The kids in the darkened theatre cheer when the hero mounts his white horse and gallops after the bad guys. The popcorn is fresh, the Yanks are winning and all is right with the world. It's a Saturday matinee in America, 1981. The movie is the new megabuck release from George Lucas and Steven Spielberg, "Raiders of the Lost Ark".

It's gonna be a monster, as they say in Show Biz. Meaning: it's going to make as much money as Lucas and Spielberg's biggest previous productions (Star Wars and Jaws, respectively), and do a great deal to shape our national fantasies for the next year or two, besides. From a strictly-entertainment point-of-view, that's fine. Raiders is a socko movie, brilliantly edited to a staccato, thrill-a-minute clip, with great sight-gags and a Dolby soundtrack that makes every punch and slap sound like bombs bursting in air.

Viewed in a political perspective, however, "Raiders of the Lost Ark" is less enchanting. The more-American-than-apple-pie hero--who bears the felicitous name Indiana Jones--lashes his way through a variety of Third World locales, scattering crowded marketplaces and demolishing construction sites in his quest to outmuscle the villains and rescue the damsel in distress. Of course, the simple natives love him anyway, because Jones sticks it to the "really" evil guys--German Nazis, circa 1936. We can tell they're evil because they speak in menacing accents and wear uniforms. Jones, he wears old clothes and this boyish beard, and his speech is Midwestern, direct, flat.

So, there are no troubling questions of conscience in this movie, no unsettling ambiguities. WE are the Good Guys, and THEY are the Bad Guys, and we beat the bejeesus out of them, period. "Raiders of the Lost Ark", despite its big-budget gloss, is a conventional action picture, artistically and politically conservative, drenched in nostalgia for a time when Americans believed themselves to be politically pure and militarily omnipotent.

Raiders is of a piece with Lucas' earlier films, such as "American Graffiti", a nostalgic look back at the director's high school days--made when he was still in his twenties--and "Star Wars" and "The Empire Strikes Back", in which the values of an idealized American past are set in a futuristic conception of outer space.
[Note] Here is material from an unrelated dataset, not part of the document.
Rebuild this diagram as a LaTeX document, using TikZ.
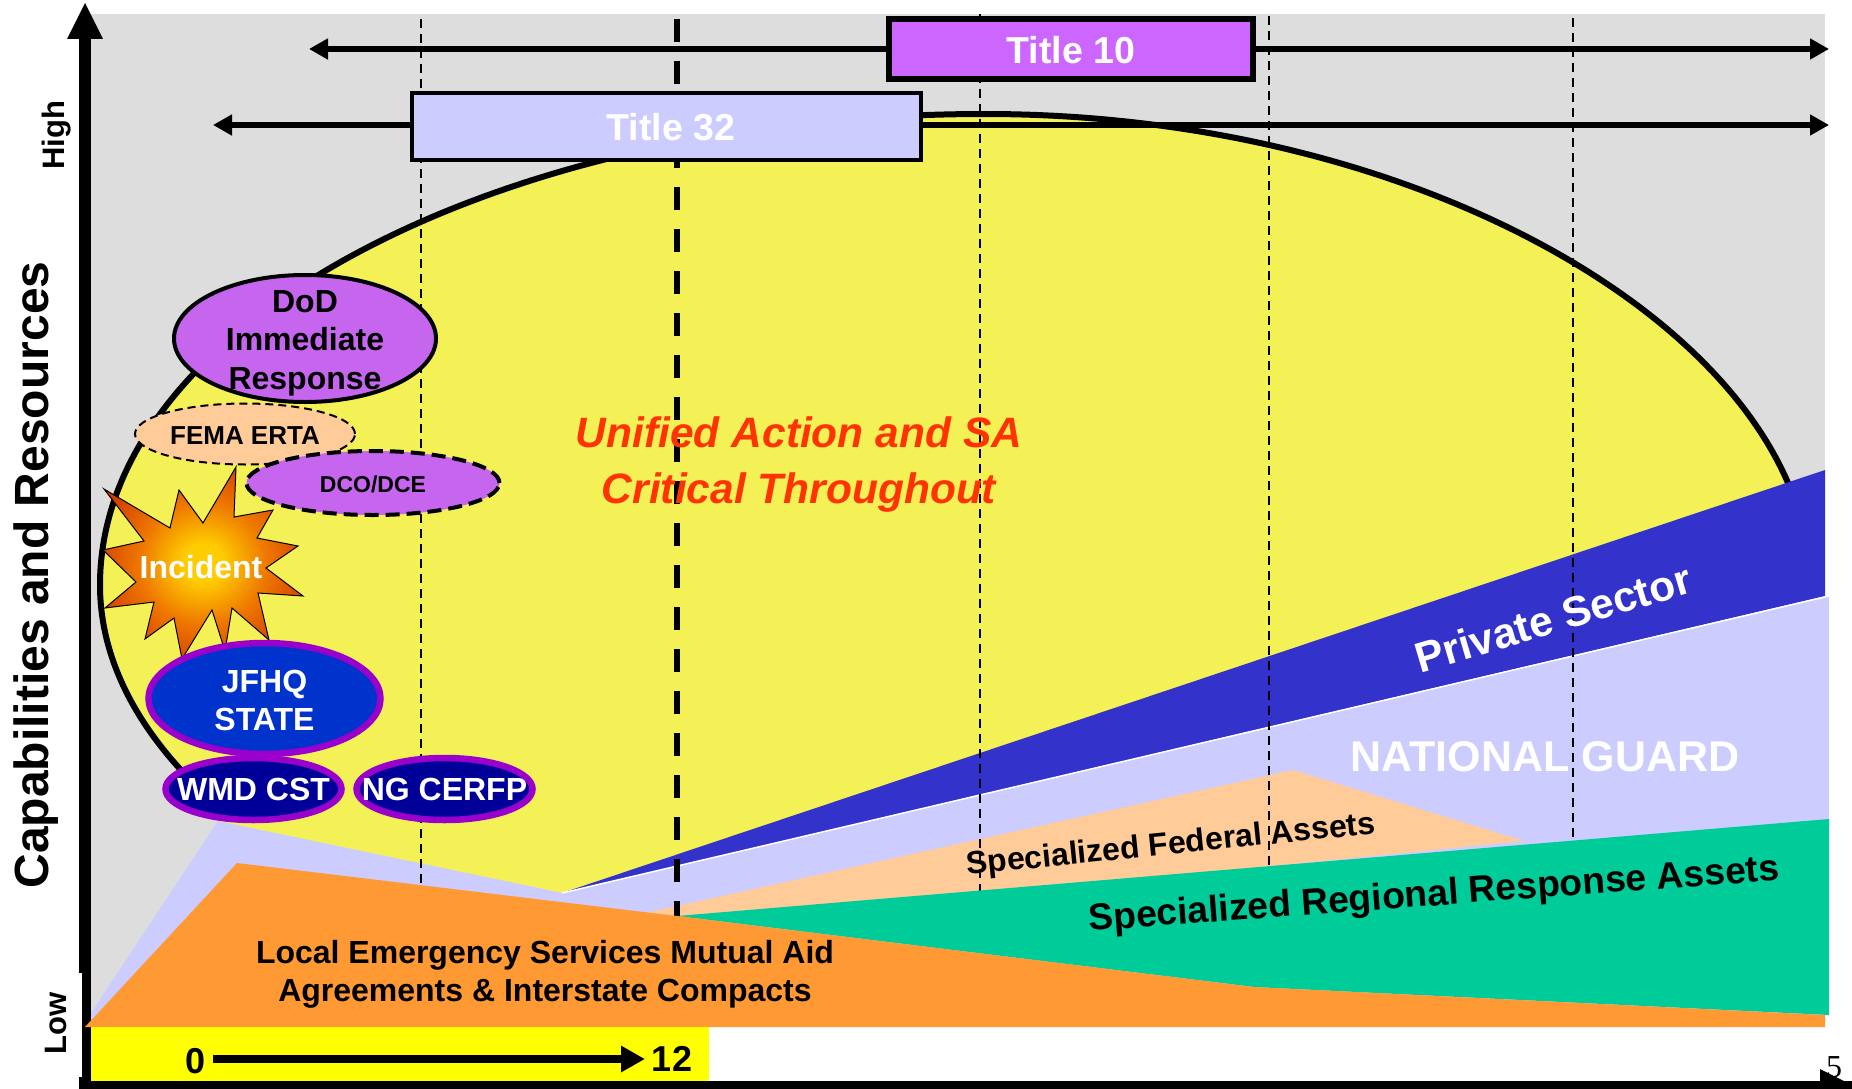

Spielberg's track record is more complex. It includes pictures that explore ambiguity and doubt, such as "The Sugarland Express" and even "Close Encounters of The Third Kind", in which the benevolence of the saucer people is left up in the air until the film's final climactic moments. With Raiders, Spielberg appears to be turning his back--only temporarily, one hopes--on subtle colorations of character for the simple clarity of a world viewed in black and white.

"Raiders of the Lost Ark" depicts not just a quest for the Lost Ark of the Covenant, but an invocation of lost innocence--the Golden Age of America's past, when we outproduced everybody and won all the wars. In a scene toward the end of the film, Jones (played by Empire's leading man, Harrison Ford) is nearly run over by a German plane that unfortunately bursts into flame before it can do any harm. Although I'm sure it's coincidental, the wreckage of that plane looks like nothing so much as the famous photograph of the smoldering American helicopters in the Iranian desert widely circulated last year. In movies, where wishes come true, it's the other side's aircraft that crack up and burn.

It is, perhaps, a sign of the times that these popcorn passion plays are being produced by young directors-- Spielberg and Lucas are both in their thirties. Despite the recent example of the experimental cinema of the 1960s, with which they are undoubtedly familiar, Lucas and Spielberg have forsaken risk to stick to the safe commercial formulae of the 1940s.

Of course, one can argue--as the filmmakers themselves do--that Raiders, like their other work, is "only a movie" only entertainment, and not meant to be taken seriously. That "Raiders of the Lost Ark" is an entertaining picture, there is no doubt, but we're being more than entertained when we cheer the hero on the white charger. Lest we forget, Nixon watched "Patton" several times just before he decided to invade Cambodia, and a star of Grade B oatburners has taken his place in the White House, itchy trigger finger and all. Praise the Raisinettes and pass the ammunition.